Sustainable packaging is increasingly recognized as an important brand differentiator — and in some cases, an expectation. So while Living Ink hasn’t achieved economies of scale and cost can be an issue, it’s somewhat beside the point. If brand managers see value in sustainable packaging, Fulbright says they tend to make it work.

“In the end, they’re just using our product to market their product. In my mind it’s not just the raw material price or cost, it’s what’s the marketing [value] going to be here?”

Living Ink has received significant market validation through partnerships with EcoEnclose, a Louisville, Colorado-based shipping supplies company, Denver-based screenprinting firm Superior Ink, and several consumer brands — most notably Patagonia.

“Through EcoEnclose, we’ve printed with a lot of different printers, and they’ve had a lot of success using our ink in terms of its printability, shelf life, cleaning of the ink, everything that they look for,” says Fulbright.

Challenges: Printers can be reluctant to rework and rethink vendors, processes and distribution. If they think it’s going to be a headache to figure out, they won’t play ball.

Living Ink’s technology is bio-based, so temperature and other factors can affect it differently than traditional ink. This sometimes requires troubleshooting. “The first few batches of ink that we took to EcoEnclose we sat with them for a few hours and just kind of tweaked it and made it work on their printer,” notes Fulbright. “And you know you go to a big printer where they get paid by how many things they print, they don’t want to spend a minute tweaking anything. Time is money for them.”
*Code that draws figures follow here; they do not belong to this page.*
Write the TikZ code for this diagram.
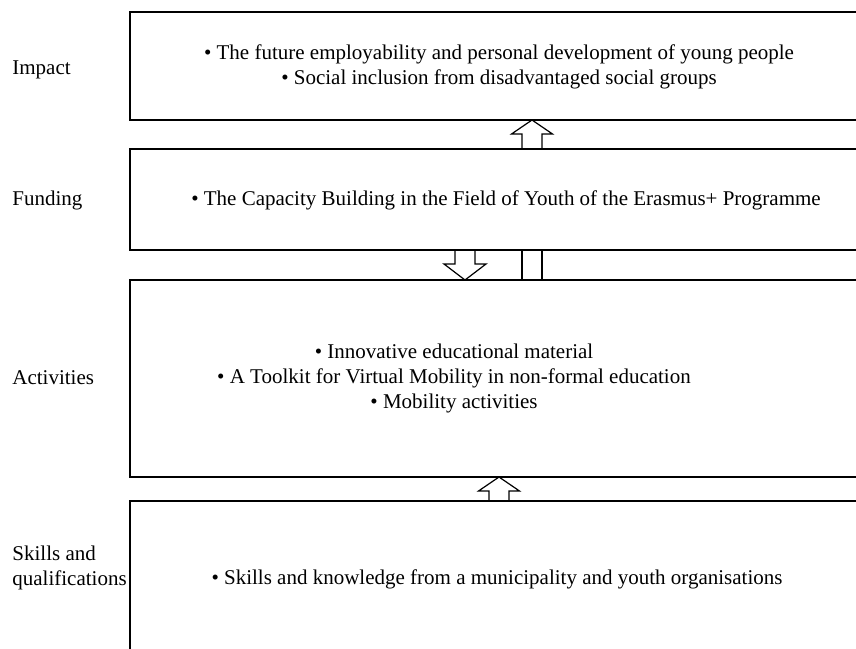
\documentclass[tikz,border=0pt]{standalone}
\usepackage{fontspec}
\setmainfont{Liberation Serif}
\usetikzlibrary{positioning,fit}
\tikzset{
  pics/uparrow/.style={code={
    \draw[line width=0.6pt] (-10,#1) -- (-10,14) -- (-20.5,14) -- (0,0) -- (20.5,14) -- (10,14) -- (10,#1);}},
  pics/downarrow/.style={code={
    \draw[line width=0.6pt] (-10,-#1) -- (-10,-16) -- (-21,-16) -- (0,0) -- (21,-16) -- (10,-16) -- (10,-#1);}}
}
\begin{document}
\begin{tikzpicture}[x=0.5pt,y=-0.5pt,
  box/.style={draw,line width=0.6pt,inner sep=0pt},
  txt/.style={align=center,font=\fontsize{10.5}{12.5}\selectfont},
  lbl/.style={anchor=west,align=left,inner sep=0pt,font=\fontsize{10.5}{12.5}\selectfont}]
\useasboundingbox (0,0) rectangle (856,648);
\clip (0,0) rectangle (856,648);
\path
(130,12) coordinate (i1) (880,120) coordinate (i2)
(130,149) coordinate (f1) (880,250) coordinate (f2)
(130,280) coordinate (a1) (880,477) coordinate (a2)
(130,501) coordinate (s1) (880,670) coordinate (s2);
\node [box,fit=(i1) (i2)](impact) {};
\node [box,fit=(f1) (f2)](funding) {};
\node [box,fit=(a1) (a2)](activities) {};
\node [box,fit=(s1) (s2)](skills) {};
\node [txt] (t1) at (499,67) {• The future employability and personal development of young people\\• Social inclusion from disadvantaged social groups};
\node [txt] (t2) at (506,200) {• The Capacity Building in the Field of Youth of the Erasmus+ Programme};
\node [txt] (t3) at (454,378) {• Innovative educational material\\• A Toolkit for Virtual Mobility in non-formal education\\• Mobility activities};
\node [txt] (t4) at (497,579) {• Skills and knowledge from a municipality and youth organisations};
\node [lbl] (l1) at (12,70) {Impact};
\node [lbl] (l2) at (12,200) {Funding};
\node [lbl] (l3) at (12,378) {Activities};
\node [lbl] (l4) at (12,568) {Skills and\\qualifications};
\pic at (532,120) {uparrow=29};
\pic at (465,280) {downarrow=30};
\draw [line width=0.6pt] (522,250) -- (522,280) (542,250) -- (542,280);
\pic at (499,477) {uparrow=24};
\end{tikzpicture}
\end{document}
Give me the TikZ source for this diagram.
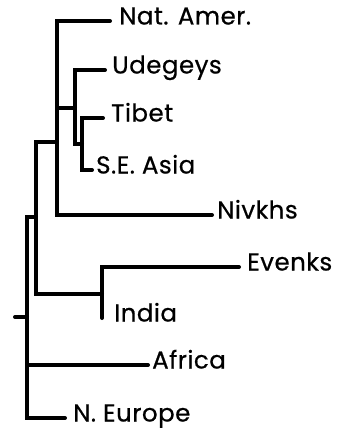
\documentclass[tikz,border=0pt]{standalone}
\usepackage{fontspec}
\setmainfont{Poppins}
\newfontfamily\labfont{Poppins}[FakeBold=0.6, LetterSpace=2]
\begin{document}
\begin{tikzpicture}[x=1pt,y=1pt,
  branch/.style={line width=4pt, line cap=round, line join=miter, draw=black},
  leaf/.style={anchor=west, inner ysep=0pt, inner xsep=6pt, text height=0.7em, text depth=0pt, font=\labfont\fontsize{24.5}{28}\selectfont}]
\useasboundingbox (0,0) rectangle (340,-433);
% internal nodes
\coordinate (root) at (27,-317);
\coordinate (stub) at (15,-317);
\coordinate (E) at (36,-217);
\coordinate (A) at (57,-142);
\coordinate (B) at (75,-108);
\coordinate (C) at (82,-144);
\coordinate (D) at (102,-294);
% leaves
\node[leaf, inner xsep=9pt] (nat) at (110,-21) {Nat. Amer.};
\node[leaf, inner xsep=7pt] (ude) at (105,-70) {Udegeys};
\node[leaf, inner xsep=8pt] (tib) at (103,-118) {Tibet};
\node[leaf, inner xsep=4pt] (sea) at (92,-170) {S.E. Asia};
\node[leaf, inner xsep=5pt] (niv) at (212,-215) {Nivkhs};
\node[leaf, inner xsep=8pt] (eve) at (239,-267) {Evenks};
\node[leaf, inner xsep=12pt] (ind) at (102,-318) {India};
\node[leaf, inner xsep=4pt] (afr) at (148,-365) {Africa};
\node[leaf, inner xsep=8pt] (neu) at (65,-418) {N. Europe};
% branches
\draw[branch] (stub) -- (root);
\draw[branch] (root) |- (E);
\draw[branch] (root) |- (afr.west);
\draw[branch] (root) |- (neu.west);
\draw[branch] (E) |- (A);
\draw[branch] (E) |- (D);
\draw[branch] (A) |- (nat.west);
\draw[branch] (A) |- (B);
\draw[branch] (A) |- (niv.west);
\draw[branch] (B) |- (ude.west);
\draw[branch] (B) |- (C);
\draw[branch] (C) |- (tib.west);
\draw[branch] (C) |- (sea.west);
\draw[branch] (D) |- (eve.west);
\draw[branch] (D) |- (ind.west);
\end{tikzpicture}
\end{document}
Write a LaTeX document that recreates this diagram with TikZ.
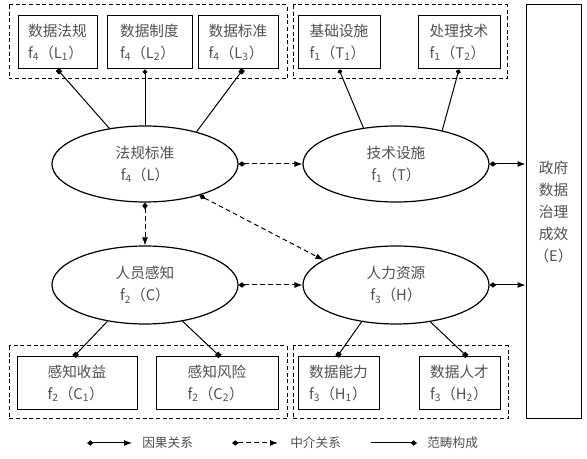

It’s also challenging to stay on top of managing and responding to inquiries from vendors. It entails a lot of conversations and emails, and it requires discernment about who’s serious about a prospective partnership versus who’s just going through the motions. “I never thought I’d tell a billion-dollar company to just screw off unless they’re ready to make a decision,” says Fulbright.

Opportunities: Fulbright has spoken with several of the top ink companies in the world about working together on technology and production. He’s also optimistic that they’ll be able secure large accounts with brands that print millions of units annually.

One of the goals at Living Ink is to develop a technology that can be agnostic to any algae strain. If validated, that capability will create a broader potential to create value from other waste streams such as runoff from breweries and water treatment plants.

Living Ink’s pigments can be coupled with soy- or linseed-based inks so companies using those oils in their packaging don’t have to change vendors. (Ink can be water- or oil-based.)

Fulbright says bio-based, renewable ink will follow a trajectory similar to that of soy ink: “When that was first brought into the market, there was major pushback. Nobody wanted to do it, and then all of a sudden when some of the early adaptors started to use it then everybody else fell into place because they’re like, ‘It’s making us look bad that we’re not using soy ink.'”

Needs: Finding the right downstream partners. Developing ink formulations unique to different types of cardboard, plastics, textiles, and other materials is best done through partnerships, rather than in-house. “We’ve spent a lot of time developing ink that works,” says Fulbright, but established ink companies are more efficient by orders of magnitude “because they’ve got a thousand Ph.D. chemists that that’s all they do.”

Capital is another need. While Living Ink has received over $1.1 million in grants from the National Science Foundation, that funding can’t be used for marketing and business development.